I just got back from Istanbul, where I spent six days trying to sample all the food I’d heard about and had to try, plus all the food I’d never heard of before, plus all the food I knew and loved and had to try at its point of origin. Of course, in only six days, I came nowhere close to succeeding. I’m going to have to go back.
I don’t have any photos at this point, because I’ve been taking pictures on actual film (yes, you can still buy it at a few select locations) that will have to be developed when I get back to America. I’m going to hold off on posting about the more visually impressive food-related experiences until then: the market near the Fatih mosque that seemed to go on forever, the glitz of the Spice Bazaar, the strange albino blackberries that turned out to be mulberries, the fresh fruit that served as bar snacks with at a rooftop bar with a view spanning two continents – all of these would benefit from photographic proof. So for now I’ll talk about one of the things that surprised me most about Istanbul: the bread.

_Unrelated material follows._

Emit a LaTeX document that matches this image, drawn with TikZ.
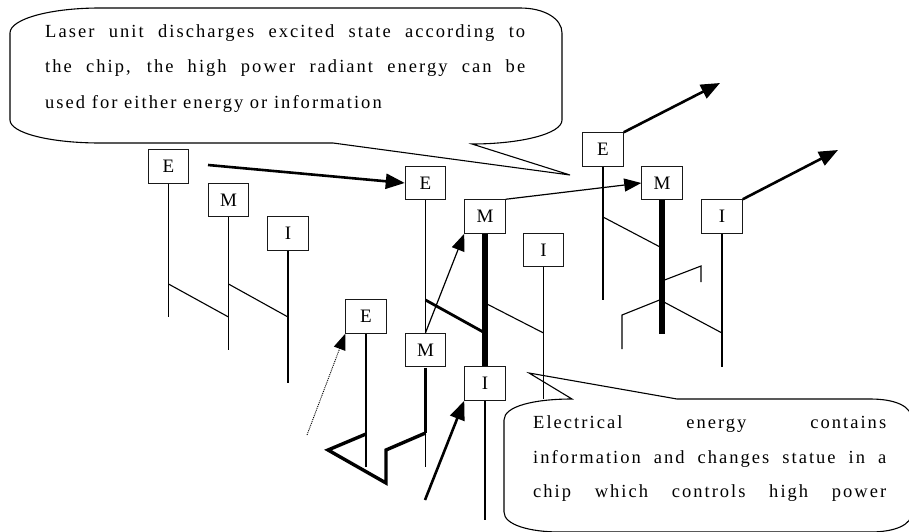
\documentclass[tikz,border=0pt]{standalone}
\usepackage{fontspec}
\setmainfont{Liberation Serif}
\newfontfamily\trackfont[LetterSpace=11]{Liberation Serif}
\usetikzlibrary{arrows.meta}
\tikzset{
  box/.style={draw=black!90, line width=1pt, fill=white, minimum width=40.5pt, minimum height=33.5pt, inner sep=0pt, font=\fontsize{19}{22}\selectfont},
  thinline/.style={line width=1.1pt},
  midline/.style={line width=2.8pt, line cap=butt},
  fatline/.style={line width=5.5pt, line cap=butt},
  zig/.style={line width=3.4pt, line join=miter},
  bigarrow/.style={line width=2.6pt, -{Triangle[length=19pt,width=15pt]}},
  smallarrow/.style={line width=1.2pt, -{Triangle[length=17pt,width=13pt]}},
  dotarrow/.style={line width=0.9pt, dash pattern=on 1pt off 1pt, -{Triangle[length=16pt,width=12pt]}},
  callout/.style={draw=black, line width=1.1pt, fill=white},
  ctext/.style={anchor=base west, inner sep=0pt, font=\trackfont\fontsize{18.5}{22}\selectfont},
}
\begin{document}
\begin{tikzpicture}[x=1pt,y=-1pt]
\clip (0,0) rectangle (909,532);
\fill[white] (0,0) rectangle (909,532);

% callout 1
\draw[callout] (10,33) .. controls (10,19) and (50,8) .. (100,8) -- (520,8)
  .. controls (545,8) and (562,19) .. (562,33) -- (562,120)
  .. controls (562,134) and (520,144) .. (472,144) -- (570,175) -- (333,143) -- (100,143)
  .. controls (50,143) and (10,133) .. (10,120) -- cycle;
\node[ctext] (t1a) at (45,38) {\makebox[480pt][s]{Laser unit discharges excited state according to}};
\node[ctext] (t1b) at (45,73) {\makebox[480pt][s]{the chip, the high power radiant energy can be}};
\node[ctext] (t1c) at (45,109) {used for either energy or information};

% callout 2
\draw[callout] (504,420) .. controls (504,406) and (535,399) .. (572,399) -- (529,373) -- (677,399) -- (870,399)
  .. controls (895,399) and (912,406) .. (912,420) -- (912,512)
  .. controls (912,525) and (895,532) .. (870,532) -- (560,532)
  .. controls (530,532) and (504,525) .. (504,512) -- cycle;
\node[ctext] (t2a) at (533,428) {\makebox[353pt][s]{Electrical energy contains}};
\node[ctext] (t2b) at (533,463) {\makebox[353pt][s]{information and changes statue in a}};
\node[ctext] (t2c) at (533,497) {\makebox[353pt][s]{chip which controls high power}};

% boxes
\node[box] (E1) at (168.5,166.5) {E};
\node[box] (M1) at (228.5,200) {M};
\node[box] (I1) at (288,233.5) {I};
\node[box] (E2) at (425.5,183) {E};
\node[box] (M4) at (485,216.5) {M};
\node[box] (I3) at (543.5,250) {I};
\node[box] (E3) at (366,316.5) {E};
\node[box] (M3) at (425.5,350) {M};
\node[box] (I2) at (485,383.5) {I};
\node[box] (E4) at (603,149.5) {E};
\node[box] (M2) at (662,183) {M};
\node[box] (I4) at (722,216.5) {I};

% coordinates
\coordinate (e1b) at (168.5,317);
\coordinate (e1k) at (168.5,284);
\coordinate (m1b) at (228.5,350);
\coordinate (m1k) at (228.5,284);
\coordinate (m1j) at (228.5,317);
\coordinate (i1b) at (288,383);
\coordinate (i1j) at (288,317);

\coordinate (e2k) at (425.5,300);
\coordinate (m4j) at (485,333);
\coordinate (m4k) at (485,303);
\coordinate (i3j) at (543.5,333);
\coordinate (i3b) at (543.5,399);
\coordinate (m3t) at (425.5,433);
\coordinate (m3b) at (425.5,467);
\coordinate (e3k) at (366,434);
\coordinate (e3b) at (366,467);
\coordinate (z1) at (328,450);
\coordinate (z2) at (386,483);
\coordinate (z3) at (386,450);
\coordinate (i2b) at (485,520);
\coordinate (dotstart) at (307,435);
\coordinate (i2start) at (425,500);
\coordinate (e1start) at (208,165);

\coordinate (e4b) at (603,300);
\coordinate (e4k) at (603,217);
\coordinate (m2j) at (662,248);
\coordinate (m2b) at (662,334);
\coordinate (m2k1) at (662,281);
\coordinate (r1) at (701,266);
\coordinate (r2) at (701,282);
\coordinate (m2k2) at (662,299);
\coordinate (l1) at (622,315);
\coordinate (l2) at (622,349);
\coordinate (m2k3) at (662,301);
\coordinate (i4j) at (722,333);
\coordinate (i4b) at (722,367);
\coordinate (e4tip) at (720,83);
\coordinate (i4tip) at (838,150);

% left group
\draw[thinline] (E1.south) -- (e1b);
\draw[thinline] (M1.south) -- (m1b);
\draw[thinline] (I1.south) -- (i1b);
\draw[thinline] (e1k) -- (m1j);
\draw[thinline] (m1k) -- (i1j);

% middle group
\draw[thinline] (E2.south) -- (M3.north);
\draw[fatline] (M4.south) -- (I2.north);
\draw[thinline] (I3.south) -- (i3b);
\draw[thinline] (E3.south) -- (e3b);
\draw[midline] ([yshift=-0.5pt]M3.south) -- (m3t);
\draw[thinline] (m3t) -- (m3b);
\draw[thinline] (I2.south) -- (i2b);
\draw[midline] (e2k) -- (m4j);
\draw[thinline] (m4k) -- (i3j);
\draw[zig] (e3k) -- (z1) -- (z2) -- (z3) -- (m3t);

% right group
\draw[thinline] (E4.south) -- (e4b);
\draw[fatline] (M2.south) -- (m2b);
\draw[thinline] (I4.south) -- (i4b);
\draw[thinline] (e4k) -- (m2j);
\draw[thinline] (m2k1) -- (r1) -- (r2);
\draw[thinline] (m2k2) -- (l1) -- (l2);
\draw[thinline] (m2k3) -- (i4j);

% arrows
\draw[bigarrow] (e1start) -- (E2.west);
\draw[smallarrow] (M3.north) -- (M4.south west);
\draw[dotarrow] (dotstart) -- (E3.south west);
\draw[bigarrow] (i2start) -- (I2.south west);
\draw[smallarrow] (M4.north east) -- (M2.west);
\draw[bigarrow] (E4.north east) -- (e4tip);
\draw[bigarrow] (I4.north east) -- (i4tip);
\end{tikzpicture}
\end{document}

My first night in the city, we went out for meze, or “Turkish tapas,” as it was explained to me. Being intimately familiar with every menu of Lebanese maza in the 11201 zip code, I expected to be able to predict everything that would arrive at our table. We chose a few items (aubergine puree, sardines, hummus, cucumber yogurt) and I asked Katherine if she thought that would be enough – they were going to bring us unlimited pita anyway, right? Wrong. At least, not quite, she said. In Istanbul, they eat meze with slices of white bread. There is pide, but it’s mostly used as a base for boat-shaped pizza-like things topped with roasted vegetables or ground meat, or for döner wraps. I didn’t fully believe it until the bread basket got to the table, but it’s true: Istanbul, to my surprise, is teeming with leavened bread.
This meal opened my eyes to the fact that Turkish food, at least in Istanbul, has significant Balkan and Eastern European influences in addition to its Middle Eastern ones. A few days later, I had lunch at a lokanta specializing in Black Sea cuisine, which served flavorful fava beans stewed in the pod, and also provided each table with a gargantuan plastic bag of fluffy, foccacia-ish bread. I quickly discovered that bakeries and street carts sell sesame rolls in a variety of shapes (including the ubiquitous simit, a large circular twist), along with fairly decent brioche, and we even found some delicious challah at a particularly nice place in Kurtulus.
Not long ago I was buying a bag of pitas every two or three days. I expected a trip to Turkey to increase that average, but I haven’t had a single one since I left America. But with a simit vendor on every street corner, I didn’t have a chance to miss them.